- Born: December 7, 1951 Buenos Aires, Argentina
- Died: January 28, 2005 (aged 53) Buenos Aires, Argentina
- Area: Artist

= Daniel Branca =

Argentine comic artist (1951–2005)

Daniel Branca (December 7, 1951 - January 28, 2005) was an Argentine comic artist known for his work on Disney comic books.

==Biography==
Born in Buenos Aires, Branca got interested in comics and arts at an early age, and started his career working for a children's magazine at 14. At 16, Branca found employment as assistant animator for an advertising company. During the 1970s, he worked with Oscar Fernández, producing various comics for Argentine magazines: "El Sátiro Virgen", "El Mono Relojero". Branca's history as an animator shows clearly in his drawing style, which is elastic and energetic.

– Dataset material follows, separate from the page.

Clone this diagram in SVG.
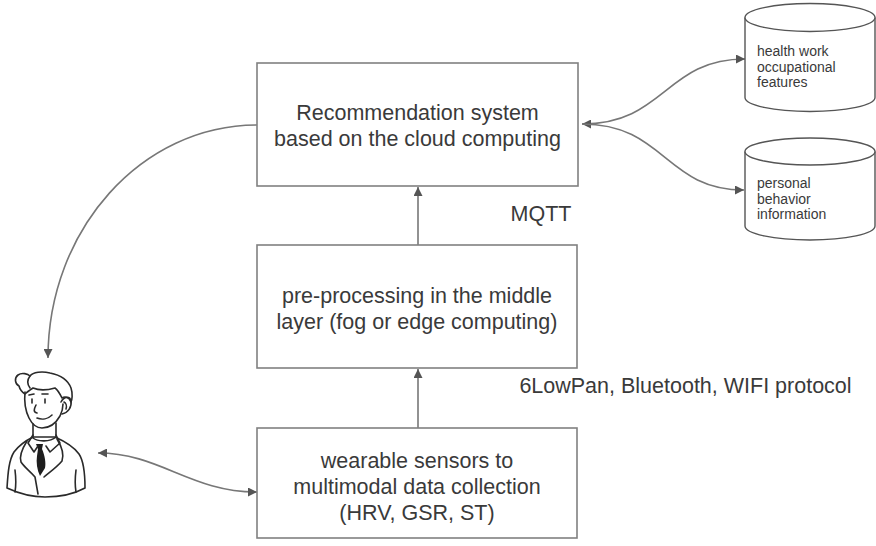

Branca and Fernández moved to Barcelona, Spain, in 1976. After their collaboration Caramelot, Branca began to illustrate Disney comics for the Danish publisher Egmont. He was one of the most acclaimed and productive Disney artist in the 1980s and early 1990s, one of his specialties was his portrayal of Donald Duck's dog, Bolivar. After moving first to Paris and then to Mallorca, Branca settled down in Buenos Aires again in 1995. During the 1990s, he did the comic Montana.

Daniel Branca died at 53 of a heart attack.